I have two structs T and K, and the size of T is greater than or equal to K. Assume following:
struct T {
k: K,
t_val: u32,
}
struct K {
k_val: u64,
}
I want to map Vec to Vec without any new heap allocation. This should optimally be possible since mapped Vec will definitely require less memory than Vec as T is 12-bytes and K is 8-bytes, and the types are just there to calculate the offset. Here is how I imagine it would look:
*ptr -> [12(T) | 12(T) | 12(T)]
|
iter_k
iter_t
*ptr -> [8(K) | 4(garbage) | 12(T) | 12(T)]
| |
iter_k iter_t
*ptr -> [8(K) | 8(K) | 8(garbage) | 12(T)]
| |
iter_k iter_t
*ptr -> [8(K) | 8(K) | 8(K) | 12(garbage)]
| |
iter_k iter_t
And the last 12-bytes garbage is irrelevant since size is 3 and can remain as extra capacity for the new Vec.

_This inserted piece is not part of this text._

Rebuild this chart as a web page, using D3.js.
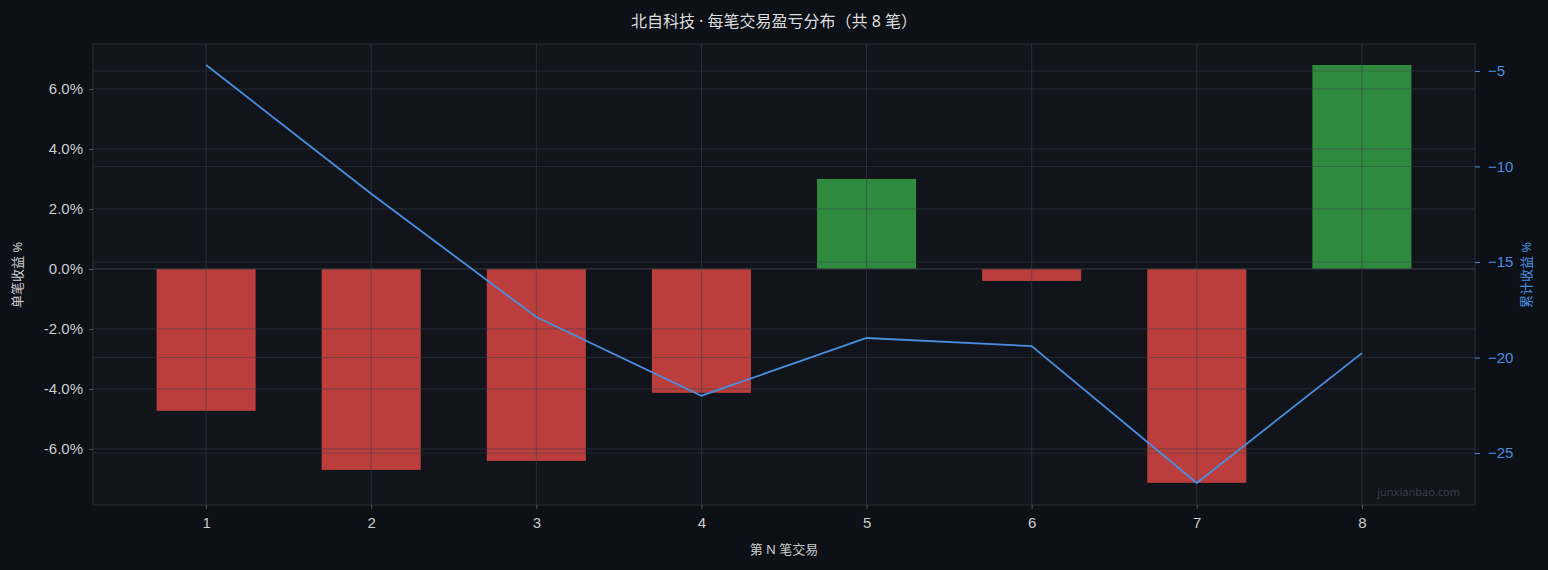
<!DOCTYPE html>
<html><head><meta charset="utf-8">
<script src="https://cdn.jsdelivr.net/npm/d3@7"></script>
<style>
body{margin:0;background:#0d1017;}
svg{display:block;font-family:"Noto Sans","Noto Sans CJK SC",sans-serif;}
</style></head>
<body><svg id="chart" width="1548" height="570"></svg>
<script>
// trade numbers, per-trade return %, cumulative return %
const trades = [1, 2, 3, 4, 5, 6, 7, 8];
const tradePct = [-4.73, -6.7, -6.4, -4.13, 3.0, -0.4, -7.13, 6.8];
const cumPct = [-4.69, -11.43, -17.88, -22.0, -18.98, -19.4, -26.57, -19.77];
const leftTicks = [-6, -4, -2, 0, 2, 4, 6];
const rightTicks = [-25, -20, -15, -10, -5];

const svg = d3.select("#chart");
const m = {l: 93, r: 1475, t: 44, b: 505};
const grid = "#262a33";

const x = d3.scaleLinear().domain([0.315, 8.685]).range([m.l, m.r]);
const y = d3.scaleLinear().domain([-7.87, 7.5]).range([m.b, m.t]);
const y2 = d3.scaleLinear().domain([-27.72, -3.59]).range([m.b, m.t]);

svg.append("rect").attr("x", m.l).attr("y", m.t).attr("width", m.r - m.l).attr("height", m.b - m.t)
  .attr("fill", "#11141b").attr("stroke", "#2a2e37");

// bars first, grid drawn over them
const bw = x(1.3) - x(0.7);
svg.selectAll("rect.bar").data(trades).join("rect").attr("class", "bar")
  .attr("x", d => x(d) - bw / 2)
  .attr("width", bw)
  .attr("y", (d, i) => y(Math.max(0, tradePct[i])))
  .attr("height", (d, i) => Math.abs(y(tradePct[i]) - y(0)))
  .attr("fill", (d, i) => tradePct[i] >= 0 ? "#2e8b3e" : "#bb3e3c");

const gl = svg.append("g").attr("stroke-width", 1);
leftTicks.forEach(t => gl.append("line").attr("x1", m.l).attr("x2", m.r).attr("y1", y(t)).attr("y2", y(t))
  .attr("stroke", t === 0 ? "#3a3e47" : "rgba(60,64,75,0.55)"));
rightTicks.forEach(t => gl.append("line").attr("x1", m.l).attr("x2", m.r).attr("y1", y2(t)).attr("y2", y2(t))
  .attr("stroke", "rgba(60,64,75,0.45)"));
trades.forEach(t => gl.append("line").attr("y1", m.t).attr("y2", m.b).attr("x1", x(t)).attr("x2", x(t))
  .attr("stroke", "rgba(60,64,75,0.6)"));

// cumulative line
svg.append("path").datum(trades)
  .attr("d", d3.line().x(d => x(d)).y((d, i) => y2(cumPct[i])))
  .attr("fill", "none").attr("stroke", "#4a8fdf").attr("stroke-width", 1.8);

// axes
function style(g, c) {
  g.select(".domain").remove();
  g.selectAll("line").attr("stroke", c === "#ccc" ? "#555" : c);
  g.selectAll("text").attr("fill", c).attr("font-size", 15);
}
svg.append("g").attr("transform", `translate(${m.l},0)`)
  .call(d3.axisLeft(y).tickValues(leftTicks).tickFormat(d => d.toFixed(1) + "%").tickSize(4).tickPadding(6))
  .call(g => style(g, "#ccc"));
svg.append("g").attr("transform", `translate(${m.r},0)`)
  .call(d3.axisRight(y2).tickValues(rightTicks).tickSize(5).tickPadding(8))
  .call(g => style(g, "#4a8fdf"));
svg.append("g").attr("transform", `translate(0,${m.b})`)
  .call(d3.axisBottom(x).tickValues(trades).tickFormat(d3.format("d")).tickSize(4).tickPadding(8))
  .call(g => style(g, "#ccc"));

svg.append("text").attr("x", 774).attr("y", 27).attr("text-anchor", "middle")
  .attr("fill", "#ddd").attr("font-size", 16).text("北自科技 · 每笔交易盈亏分布（共 8 笔）");
svg.append("text").attr("x", 784).attr("y", 554).attr("text-anchor", "middle")
  .attr("fill", "#ccc").attr("font-size", 13).text("第 N 笔交易");
svg.append("text").attr("transform", "translate(22,275) rotate(-90)").attr("text-anchor", "middle")
  .attr("fill", "#ccc").attr("font-size", 13).text("单笔收益 %");
svg.append("text").attr("transform", "translate(1531,275) rotate(-90)").attr("text-anchor", "middle")
  .attr("fill", "#4a8fdf").attr("font-size", 13).text("累计收益 %");
svg.append("text").attr("x", 1460).attr("y", 496).attr("text-anchor", "end")
  .attr("fill", "#3a3e47").attr("font-size", 11).text("junxianbao.com");
</script></body></html>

The code to do that is surprisingly simple:
pub fn map(v: Vec<T>) -> Vec<K> {
v.into_iter().map(|v| K { k_val: v.k.k_val }).collect()
}
Yes, that's it. If you look on godbolt, you will see this doesn't allocate.
Of course, there is *magic* involved. The Rust standard library provides specialization for Vec
-to-Vec
iterators that do not allocate whenever possible. Of course, this is not guaranteed.
You can guarantee that by using unsafe code, but you really shouldn't have a reason to.
Note that this is only possible when the alignment of K
is the same as the alignment for T
, and the size is a multiplication, because it needs to match for deallocation.